A resume parser and position parser to help you perform job matching based on keywords.
The purpose of this project is to use the power of Natural Language Processing to distinguish sections and keywords in a resume or position. You then have all the information to conduct an optimal analysis.
- Python 3
- Spacy version equal or greater than 2.2.3
- Spacy language model: en_core_web_sm
If you do not have Spacy and its language model installed, here are the two commands:
pip install -U spacy
python -m spacy download en_core_web_sm
The two main components (Resume and Position) are sharing common parameters:
- text: the resume or position as a string.
- language: the language of the resume or position. By default, it is "en" for "English".
- model: the spacy model. By default, it is "en_core_web_sm" for the English model.
- options: the parsing options, allow you to define how much features you want to execute.
By default, only the global keywords are extracted but, you can specify otherwise in the options.
Resume and Position are sharing the same structure and thus, you can use them in the same way.
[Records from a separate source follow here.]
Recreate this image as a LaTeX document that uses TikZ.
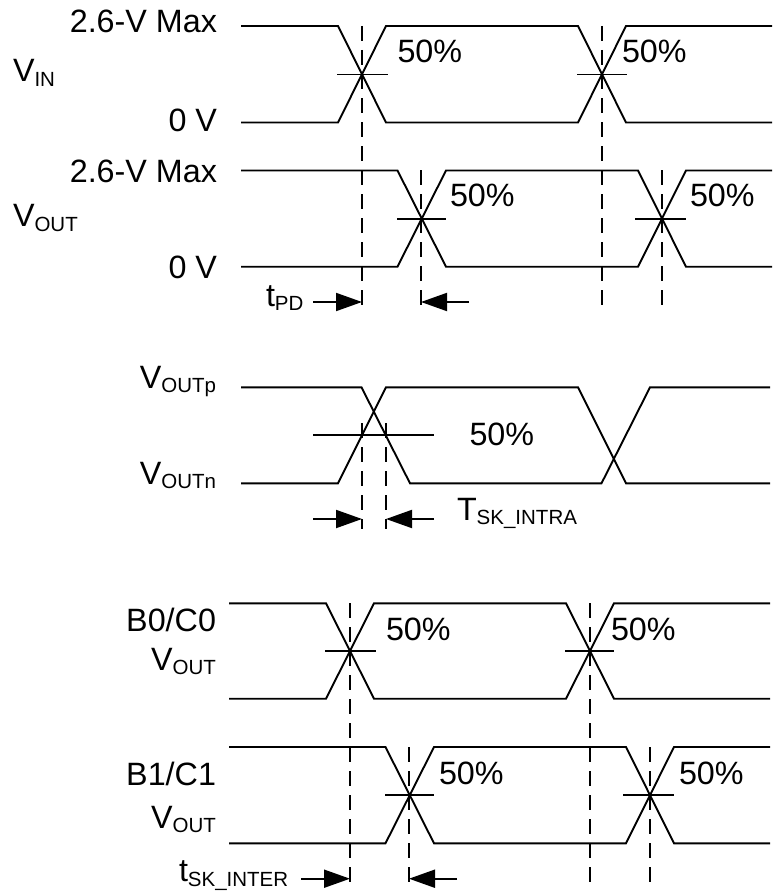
\documentclass[tikz,border=0pt]{standalone}
\usepackage{fontspec}
\setmainfont{Liberation Sans}
\usetikzlibrary{arrows.meta}
\newcommand{\subt}[1]{\raisebox{-4.5pt}{\fontsize{20.5}{21}\selectfont #1}}
\tikzset{
  wave/.style={line width=1.9pt,black,line join=miter},
  tick/.style={line width=1.9pt,black},
  guide/.style={line width=1.9pt,black,dash pattern=on 15pt off 9pt},
  dim/.style={line width=1.9pt,black,-{Triangle[length=26pt,width=18pt]}},
  lab/.style={inner sep=0pt,outer sep=0pt,font=\fontsize{32.3}{34}\selectfont},
  labl/.style={lab,anchor=base west},
  labr/.style={lab,anchor=base east},
}
\begin{document}
\begin{tikzpicture}[x=1pt,y=-1pt]
\useasboundingbox[fill=white] (0,0) rectangle (772,891);
% VIN
\draw[wave] (241,26) -- (338,26) -- (386,122.5) -- (578,122.5) -- (626,26) -- (772,26);
\draw[wave] (241,122.5) -- (338,122.5) -- (386,26) -- (578,26) -- (626,122.5) -- (772,122.5);
\draw[tick] (337,74.5) -- (388,74.5);
\draw[tick] (577,74.5) -- (627,74.5);
% VOUT
\draw[wave] (241,170.5) -- (397.5,170.5) -- (446,266.7) -- (638,266.7) -- (686,170.5) -- (772,170.5);
\draw[wave] (241,266.7) -- (397.5,266.7) -- (446,170.5) -- (638,170.5) -- (686,266.7) -- (772,266.7);
\draw[tick] (397,218.6) -- (446,218.6);
\draw[tick] (635,218.6) -- (686,218.6);
% guides
\draw[guide] (362,26) -- (362,305);
\draw[guide] (602,26) -- (602,305);
\draw[guide] (421,170) -- (421,305);
\draw[guide] (662,170) -- (662,305);
% tPD arrows
\coordinate (pdA) at (313,302); \coordinate (pdB) at (362,302);
\coordinate (pdC) at (469,302); \coordinate (pdD) at (421,302);
\draw[dim] (pdA) -- (pdB);
\draw[dim] (pdC) -- (pdD);
% VOUTp/n
\draw[wave] (241,387.3) -- (361.5,387.3) -- (410,483.3) -- (601.5,483.3) -- (650,387.3) -- (770,387.3);
\draw[wave] (241,483.3) -- (338,483.3) -- (386,387.3) -- (578,387.3) -- (626,483.3) -- (770,483.3);
\draw[tick] (313,435.3) -- (434,435.3);
\draw[guide] (362,423) -- (362,529);
\draw[guide] (386,423) -- (386,529);
\coordinate (inA) at (313,519); \coordinate (inB) at (362,519);
\coordinate (inC) at (434,519); \coordinate (inD) at (386,519);
\draw[dim] (inA) -- (inB);
\draw[dim] (inC) -- (inD);
% B0/C0
\draw[wave] (229,603.3) -- (326,603.3) -- (374,698.7) -- (566,698.7) -- (614,603.3) -- (770,603.3);
\draw[wave] (229,698.7) -- (326,698.7) -- (374,603.3) -- (566,603.3) -- (614,698.7) -- (770,698.7);
\draw[tick] (325,651) -- (376,651);
\draw[tick] (565,651) -- (614,651);
% B1/C1
\draw[wave] (229,747) -- (385.5,747) -- (434,843.3) -- (626,843.3) -- (674,747) -- (770,747);
\draw[wave] (229,843.3) -- (385.5,843.3) -- (434,747) -- (626,747) -- (674,843.3) -- (770,843.3);
\draw[tick] (385,795) -- (434,795);
\draw[tick] (623,795) -- (674,795);
% guides
\draw[guide] (350,603) -- (350,882);
\draw[guide] (590,603) -- (590,882);
\draw[guide] (409,747) -- (409,882);
\draw[guide] (650,747) -- (650,882);
\coordinate (teA) at (301,878.7); \coordinate (teB) at (350,878.7);
\coordinate (teC) at (457,878.7); \coordinate (teD) at (409,878.7);
\draw[dim] (teA) -- (teB);
\draw[dim] (teC) -- (teD);
% labels
\node[labr] (a1) at (217,33) {2.6-V Max};
\node[labr] (a2) at (217,131.7) {0 V};
\node[labl] (a3) at (13,81.7) {V\subt{IN}};
\node[labr] (b1) at (217,182.3) {2.6-V Max};
\node[labr] (b2) at (217,278) {0 V};
\node[labl] (b3) at (13,226.5) {V\subt{OUT}};
\node[labl] (p1) at (397.5,62.7) {50\%};
\node[labl] (p2) at (622,62.7) {50\%};
\node[labl] (p3) at (450,206.7) {50\%};
\node[labl] (p4) at (690,206.7) {50\%};
\node[labl] (t1) at (266,306) {t\subt{PD}};
\node[labr] (c1) at (216,388) {V\subt{OUTp}};
\node[labr] (c2) at (216,484) {V\subt{OUTn}};
\node[labl] (p5) at (469.5,445.3) {50\%};
\node[labl] (t2) at (457,520) {T\subt{SK\_INTRA}};
\node[labr] (d1) at (216,631.7) {B0/C0};
\node[labr] (d2) at (216,670) {V\subt{OUT}};
\node[labr] (e1) at (216,785.7) {B1/C1};
\node[labr] (e2) at (216,828) {V\subt{OUT}};
\node[labl] (p6) at (386,640) {50\%};
\node[labl] (p7) at (611,640) {50\%};
\node[labl] (p8) at (439,784) {50\%};
\node[labl] (p9) at (679,784) {50\%};
\node[labl] (t3) at (179,881.7) {t\subt{SK\_INTER}};
\end{tikzpicture}
\end{document}
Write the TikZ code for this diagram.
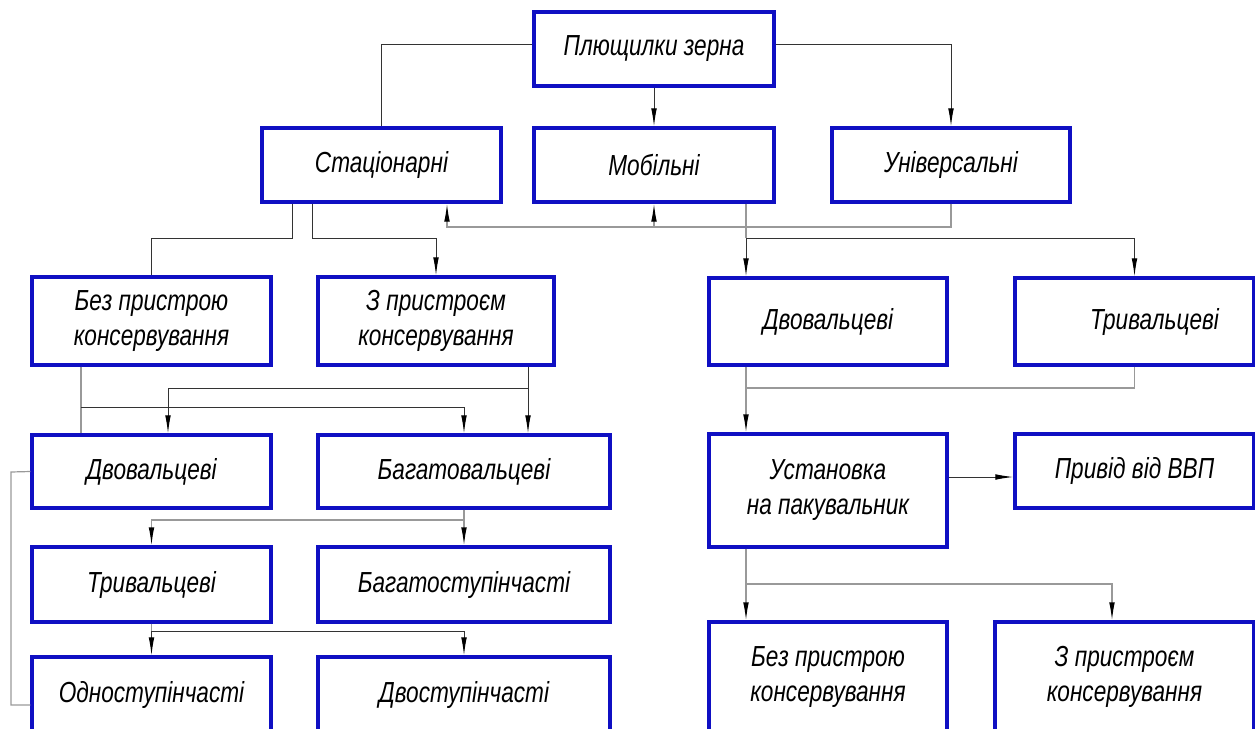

The following examples are made using the Resume class but it would be the same with the Position class.
from resume import Resume
resume_text = 'All of your resume content here...'
resume = Resume(text = resume_text)
# resume.keywords now contains the keywords and their context as a dictionary of string and Span
To search for domain specific keywords, use the options:
from options import Options
from resume import Resume
options = Options(domain_keywords = ['Python', 'JavaScript', 'Agile', 'TypeScript', 'Java', 'Docker'])
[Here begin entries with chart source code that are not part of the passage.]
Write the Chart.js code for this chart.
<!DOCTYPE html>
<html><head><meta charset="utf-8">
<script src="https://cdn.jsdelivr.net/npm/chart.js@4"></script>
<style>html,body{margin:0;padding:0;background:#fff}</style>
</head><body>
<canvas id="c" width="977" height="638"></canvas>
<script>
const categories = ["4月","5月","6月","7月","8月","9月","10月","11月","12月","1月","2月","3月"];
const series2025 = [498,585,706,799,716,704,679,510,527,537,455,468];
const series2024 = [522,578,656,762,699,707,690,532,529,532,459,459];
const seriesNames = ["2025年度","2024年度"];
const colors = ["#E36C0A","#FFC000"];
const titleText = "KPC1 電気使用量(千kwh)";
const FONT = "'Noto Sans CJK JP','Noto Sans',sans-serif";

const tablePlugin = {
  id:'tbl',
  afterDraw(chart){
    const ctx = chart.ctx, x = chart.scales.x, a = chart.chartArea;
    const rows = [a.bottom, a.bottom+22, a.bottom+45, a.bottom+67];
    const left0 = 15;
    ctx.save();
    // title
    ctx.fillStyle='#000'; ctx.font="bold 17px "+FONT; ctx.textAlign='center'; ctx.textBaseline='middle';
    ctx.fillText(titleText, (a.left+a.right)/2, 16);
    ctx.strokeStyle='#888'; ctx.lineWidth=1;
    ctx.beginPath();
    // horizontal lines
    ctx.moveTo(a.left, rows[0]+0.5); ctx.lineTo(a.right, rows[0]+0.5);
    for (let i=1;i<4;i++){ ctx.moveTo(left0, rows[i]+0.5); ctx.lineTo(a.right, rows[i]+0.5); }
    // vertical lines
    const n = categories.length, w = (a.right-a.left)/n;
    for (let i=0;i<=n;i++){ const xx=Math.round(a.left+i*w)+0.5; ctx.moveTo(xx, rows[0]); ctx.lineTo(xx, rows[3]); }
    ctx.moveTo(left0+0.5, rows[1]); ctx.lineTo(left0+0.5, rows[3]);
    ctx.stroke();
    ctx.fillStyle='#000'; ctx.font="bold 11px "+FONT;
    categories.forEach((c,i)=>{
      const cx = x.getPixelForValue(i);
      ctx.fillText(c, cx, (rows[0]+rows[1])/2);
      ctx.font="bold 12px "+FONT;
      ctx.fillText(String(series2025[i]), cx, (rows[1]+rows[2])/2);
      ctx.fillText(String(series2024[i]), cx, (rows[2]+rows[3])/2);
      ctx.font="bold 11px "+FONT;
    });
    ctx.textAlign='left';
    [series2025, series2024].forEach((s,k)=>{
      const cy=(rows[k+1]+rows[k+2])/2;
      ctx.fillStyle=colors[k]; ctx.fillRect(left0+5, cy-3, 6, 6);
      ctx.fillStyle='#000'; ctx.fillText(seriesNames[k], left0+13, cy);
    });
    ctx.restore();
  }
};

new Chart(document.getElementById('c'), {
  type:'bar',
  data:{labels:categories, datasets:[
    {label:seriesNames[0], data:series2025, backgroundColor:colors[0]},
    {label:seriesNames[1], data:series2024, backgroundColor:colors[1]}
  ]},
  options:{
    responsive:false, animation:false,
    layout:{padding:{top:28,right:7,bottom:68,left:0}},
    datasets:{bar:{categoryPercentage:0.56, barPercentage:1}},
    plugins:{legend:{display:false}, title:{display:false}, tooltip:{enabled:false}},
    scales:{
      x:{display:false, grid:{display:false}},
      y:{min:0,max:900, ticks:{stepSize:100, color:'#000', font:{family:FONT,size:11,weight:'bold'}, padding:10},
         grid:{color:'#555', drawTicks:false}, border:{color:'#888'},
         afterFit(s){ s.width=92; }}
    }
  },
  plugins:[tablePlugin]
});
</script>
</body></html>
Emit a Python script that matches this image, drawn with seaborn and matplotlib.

resume = Resume(text = resume_text, options = options)
# resume.domain_keywords now contains the domains specific keywords that matched
To identify sections, use the options:
from options import Options
from resume import Resume
from sections import Certificate, Education, Experience, Skills, Summary, Volunteering
options = Options(sections = [Certificate, Education, Experience, Skills, Summary, Volunteering])
resume = Resume(text = resume_text, options = options)
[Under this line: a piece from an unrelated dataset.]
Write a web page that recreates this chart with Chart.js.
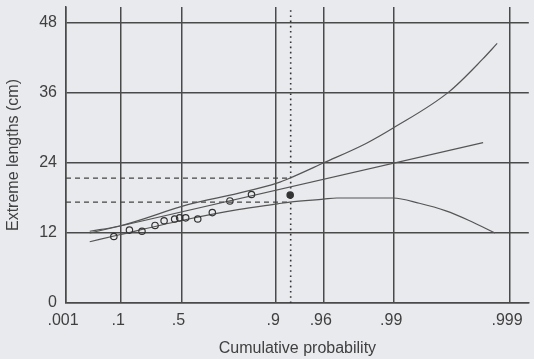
<!DOCTYPE html>
<html><head><meta charset="utf-8">
<script src="https://cdn.jsdelivr.net/npm/chart.js@4"></script>
<style>html,body{margin:0;padding:0;background:#e9eaed;}#wrap{width:534px;height:359px;}</style>
</head><body><div id="wrap"><canvas id="c" width="534" height="359"></canvas></div>
<script>
// Tick labels (cumulative probability) and value ticks
const probabilityTicks = [0.001, 0.1, 0.5, 0.9, 0.96, 0.99, 0.999];
const probabilityLabels = ['.001', '.1', '.5', '.9', '.96', '.99', '.999'];
const lengthTicks = [0, 12, 24, 36, 48];

// Observed extremes: x in Gumbel reduced variate, y in cm
const obsVariate = [-0.98, -0.67, -0.42, -0.16, 0.02, 0.23, 0.33, 0.45, 0.69, 0.98, 1.33, 1.76, 2.53];
const obsLength  = [11.4, 12.5, 12.3, 13.3, 14.1, 14.4, 14.6, 14.6, 14.4, 15.5, 17.5, 18.6, 18.5];

// Fitted line
const fitVariate = [-1.46, 6.37];
const fitLength  = [12.0, 27.5];

// Upper confidence curve
const upperVariate = [-1.46, -0.87, 0.51, 1.49, 2.28, 2.52, 3.19, 4.05, 4.58, 5.69, 6.36, 6.65];
const upperLength  = [12.3, 13.2, 16.9, 18.8, 20.6, 21.4, 24.0, 27.4, 30.0, 36.2, 41.8, 44.5];

// Lower confidence curve
const lowerVariate = [-1.46, -0.87, 0.51, 1.49, 2.28, 2.52, 3.19, 3.46, 4.58, 5.10, 5.63, 6.08, 6.61];
const lowerLength  = [10.5, 11.7, 14.4, 16.0, 17.0, 17.3, 17.8, 18.0, 18.0, 17.1, 15.8, 14.2, 12.0];

// Reference marks
const markVariate = 2.54;
const markLevels = [21.4, 17.3];
const yMax = 50.75;
const xMaxVariate = 7.28;

const gumbel = p => -Math.log(-Math.log(p));
const xMin = gumbel(probabilityTicks[0]);
const pts = (xs, ys) => xs.map((x, i) => ({x: x, y: ys[i]}));

const ink = '#404040';
const gridInk = '#4a4a4a';
const lineInk = '#555555';

const bg = {
  id: 'bg',
  beforeDraw(chart) {
    const c = chart.ctx;
    c.save(); c.fillStyle = '#e9eaed'; c.fillRect(0, 0, chart.width, chart.height); c.restore();
  }
};

const datasets = [
  {data: pts(obsVariate, obsLength), showLine: false, pointRadius: 3.2, pointBorderWidth: 1.2,
   pointBorderColor: '#333', pointBackgroundColor: obsVariate.map((v, i) => i === obsVariate.length - 1 ? '#333' : 'rgba(0,0,0,0)')},
  {data: pts(fitVariate, fitLength), showLine: true, pointRadius: 0, borderColor: lineInk, borderWidth: 1.2},
  {data: pts(upperVariate, upperLength), showLine: true, pointRadius: 0, borderColor: lineInk, borderWidth: 1.2, cubicInterpolationMode: 'monotone'},
  {data: pts(lowerVariate, lowerLength), showLine: true, pointRadius: 0, borderColor: lineInk, borderWidth: 1.2, cubicInterpolationMode: 'monotone'},
  {data: [{x: markVariate, y: 0}, {x: markVariate, y: yMax}], showLine: true, pointRadius: 0, borderColor: '#333', borderWidth: 1.6, borderDash: [1.6, 3.6]},
];
markLevels.forEach(v => datasets.push({data: [{x: xMin, y: v}, {x: markVariate, y: v}], showLine: true, pointRadius: 0, borderColor: '#444', borderWidth: 1.2, borderDash: [5, 4]}));

new Chart(document.getElementById('c'), {
  type: 'scatter',
  data: {datasets: datasets},
  plugins: [bg],
  options: {
    responsive: false, animation: false, devicePixelRatio: 1,
    layout: {padding: {top: 7, right: 0, bottom: 0, left: 0}},
    plugins: {legend: {display: false}, tooltip: {enabled: false}},
    scales: {
      x: {
        type: 'linear', position: 'bottom', min: xMin, max: xMaxVariate,
        afterBuildTicks: s => { s.ticks = probabilityTicks.map(p => ({value: gumbel(p)})); },
        afterFit: s => { s.height = 56; s.paddingLeft = 0; s.paddingRight = 0; },
        grid: {color: gridInk, lineWidth: 1.5, drawTicks: false},
        border: {display: true, color: gridInk, width: 1.5},
        ticks: {callback: (v, i) => probabilityLabels[i], font: {family: 'Liberation Sans', size: 16}, color: ink,
                padding: 8, maxRotation: 0, autoSkip: false, labelOffset: -3},
        title: {display: true, text: 'Cumulative probability', font: {family: 'Liberation Sans', size: 16}, color: ink, padding: {top: 16, bottom: 1}}
      },
      y: {
        type: 'linear', min: 0, max: yMax,
        afterBuildTicks: s => { s.ticks = lengthTicks.map(v => ({value: v})); },
        afterFit: s => { s.width = 66; s.paddingTop = 0; s.paddingBottom = 0; },
        grid: {color: gridInk, lineWidth: 1.5, drawTicks: false},
        border: {display: true, color: gridInk, width: 1.5},
        ticks: {font: {family: 'Liberation Sans', size: 16}, color: ink, padding: 9, crossAlign: 'near'},
        title: {display: true, text: 'Extreme lengths (cm)', font: {family: 'Liberation Sans', size: 16}, color: ink, padding: {top: 4, bottom: 0}}
      }
    }
  }
});
</script></body></html>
# resume.sections now contains the sections
To check if a Section exist in a resume or position (the education section for example), use:
resume.has_section('education')
List of already defined sections:
- Certificate
- Education
- Experience
- Skills
- Summary
- Requirements
- Responsibilities
- Volunteering
In order to create a new section, you need to create a class that extends the Section class.
Let's say, we want to create a Competition section, here is an example of how to do it:
class Competition(Section):
name = 'Competition' # Section title is required by Spacy to use the matcher
keywords = {
'en': ['competition', 'competitive awards', 'awards'],
}
Then, you can import it and use it in the options:
options = Options(sections = [Competition])
resume = Resume(text = resume_text, options = options)
It is possible to compare both global and domain specific keywords between a resume and a position.
The compare_global_keywords returns two dictionaries meanwhile the compare_domain_keywords method returns two lists.
resume = Resume(text = resume_text)
position = Position(text = position_text)
matching_general_keywords, missing_general_keywords = resume.compare_global_keywords(position)
options = Options(domain_keywords = ['JavaScript', 'C++', 'HTML5'])
resume = Resume(text = resume_text, options = options)
position = Position(text = position_text, options = options)
matching_domain_keywords, missing_domain_keywords = position.compare_domain_keywords(resume)
- Link keywords to sections
- Machine Learning model for entities extraction (time required for a skill, job experience recognition...)